Your instructions -
Retype exactly the lines from the line containing "What TikZ code" through the line containing "(0,0) rectangle (1593,841);", both included, and nothing more; skip the pictures.

-- START Data lines --

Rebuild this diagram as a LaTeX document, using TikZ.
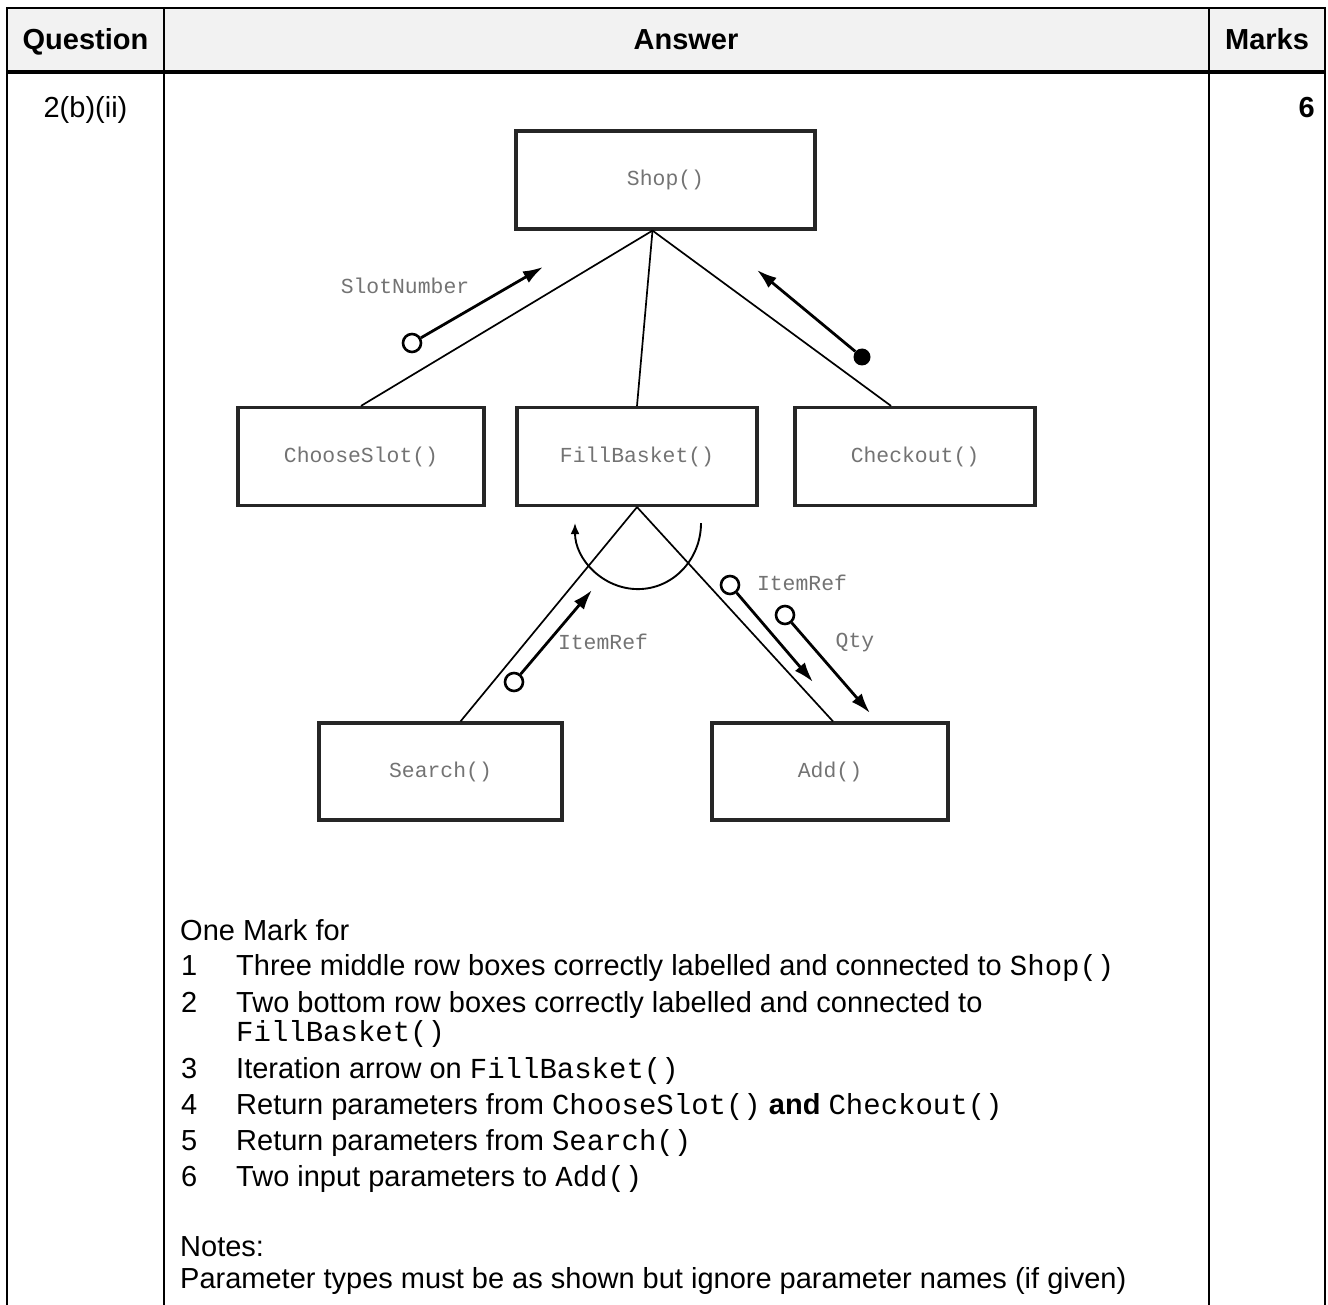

-- END Data lines --
-- START Data lines --

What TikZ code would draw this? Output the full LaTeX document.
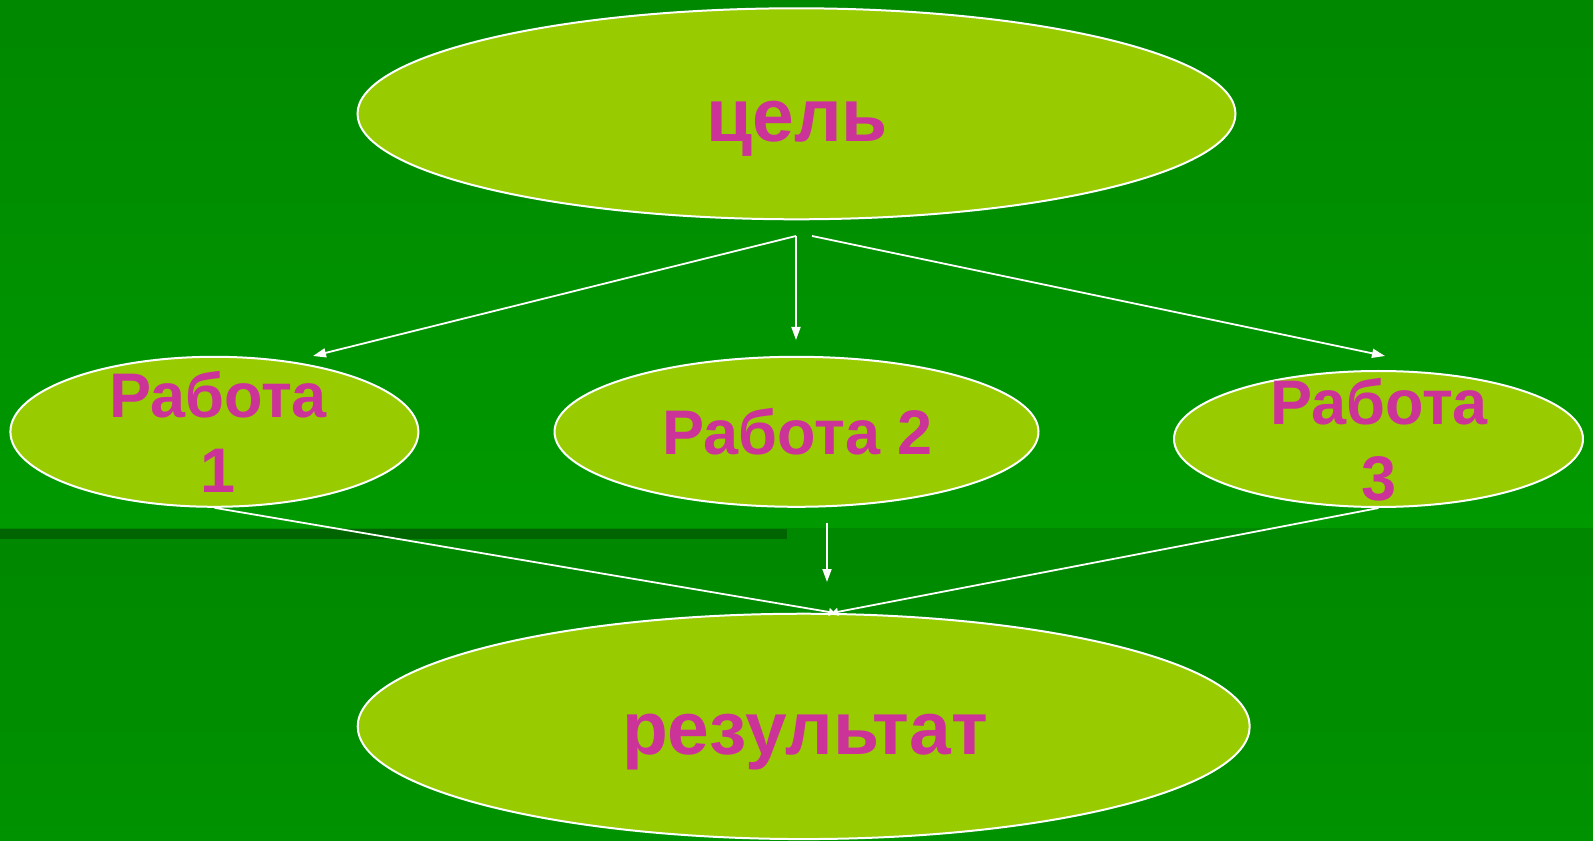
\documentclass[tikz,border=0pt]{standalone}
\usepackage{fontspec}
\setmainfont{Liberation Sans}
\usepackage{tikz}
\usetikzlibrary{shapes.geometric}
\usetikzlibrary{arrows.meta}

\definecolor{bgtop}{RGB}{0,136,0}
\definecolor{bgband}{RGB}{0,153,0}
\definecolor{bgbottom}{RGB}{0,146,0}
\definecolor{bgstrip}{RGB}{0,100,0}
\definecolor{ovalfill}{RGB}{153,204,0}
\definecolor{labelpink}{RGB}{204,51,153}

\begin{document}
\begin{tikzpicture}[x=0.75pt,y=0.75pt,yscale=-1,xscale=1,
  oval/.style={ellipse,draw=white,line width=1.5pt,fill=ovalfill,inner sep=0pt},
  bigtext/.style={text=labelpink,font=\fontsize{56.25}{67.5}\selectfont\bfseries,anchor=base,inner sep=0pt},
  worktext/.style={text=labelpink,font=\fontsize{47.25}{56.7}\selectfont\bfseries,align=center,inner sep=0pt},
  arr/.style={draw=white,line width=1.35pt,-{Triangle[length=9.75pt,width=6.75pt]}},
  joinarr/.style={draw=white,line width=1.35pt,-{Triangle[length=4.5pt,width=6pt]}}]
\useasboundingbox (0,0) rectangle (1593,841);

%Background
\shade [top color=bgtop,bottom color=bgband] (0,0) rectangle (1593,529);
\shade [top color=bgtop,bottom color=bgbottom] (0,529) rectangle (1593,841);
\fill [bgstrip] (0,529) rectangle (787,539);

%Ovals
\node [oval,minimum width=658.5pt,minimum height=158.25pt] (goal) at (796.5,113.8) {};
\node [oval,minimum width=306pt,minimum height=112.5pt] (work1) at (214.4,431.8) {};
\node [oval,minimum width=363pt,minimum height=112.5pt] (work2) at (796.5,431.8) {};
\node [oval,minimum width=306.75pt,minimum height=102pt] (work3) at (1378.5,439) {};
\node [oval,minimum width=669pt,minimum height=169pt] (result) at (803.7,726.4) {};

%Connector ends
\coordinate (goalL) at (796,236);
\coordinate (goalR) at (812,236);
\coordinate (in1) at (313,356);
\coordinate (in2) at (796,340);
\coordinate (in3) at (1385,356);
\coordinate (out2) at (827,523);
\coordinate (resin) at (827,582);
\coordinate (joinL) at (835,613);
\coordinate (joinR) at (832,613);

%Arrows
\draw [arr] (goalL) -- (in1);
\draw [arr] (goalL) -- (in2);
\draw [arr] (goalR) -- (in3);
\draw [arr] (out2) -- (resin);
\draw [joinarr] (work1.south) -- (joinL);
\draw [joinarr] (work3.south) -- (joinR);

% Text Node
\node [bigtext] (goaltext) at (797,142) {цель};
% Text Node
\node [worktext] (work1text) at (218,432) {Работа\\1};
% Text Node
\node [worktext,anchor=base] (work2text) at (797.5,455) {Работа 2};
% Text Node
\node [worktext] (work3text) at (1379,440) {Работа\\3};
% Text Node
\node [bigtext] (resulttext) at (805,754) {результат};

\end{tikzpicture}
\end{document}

-- END Data lines --

Correct response -
What TikZ code would draw this? Output the full LaTeX document.
\documentclass[tikz,border=0pt]{standalone}
\usepackage{fontspec}
\setmainfont{Liberation Sans}
\usepackage{tikz}
\usetikzlibrary{shapes.geometric}
\usetikzlibrary{arrows.meta}

\definecolor{bgtop}{RGB}{0,136,0}
\definecolor{bgband}{RGB}{0,153,0}
\definecolor{bgbottom}{RGB}{0,146,0}
\definecolor{bgstrip}{RGB}{0,100,0}
\definecolor{ovalfill}{RGB}{153,204,0}
\definecolor{labelpink}{RGB}{204,51,153}

\begin{document}
\begin{tikzpicture}[x=0.75pt,y=0.75pt,yscale=-1,xscale=1,
  oval/.style={ellipse,draw=white,line width=1.5pt,fill=ovalfill,inner sep=0pt},
  bigtext/.style={text=labelpink,font=\fontsize{56.25}{67.5}\selectfont\bfseries,anchor=base,inner sep=0pt},
  worktext/.style={text=labelpink,font=\fontsize{47.25}{56.7}\selectfont\bfseries,align=center,inner sep=0pt},
  arr/.style={draw=white,line width=1.35pt,-{Triangle[length=9.75pt,width=6.75pt]}},
  joinarr/.style={draw=white,line width=1.35pt,-{Triangle[length=4.5pt,width=6pt]}}]
\useasboundingbox (0,0) rectangle (1593,841);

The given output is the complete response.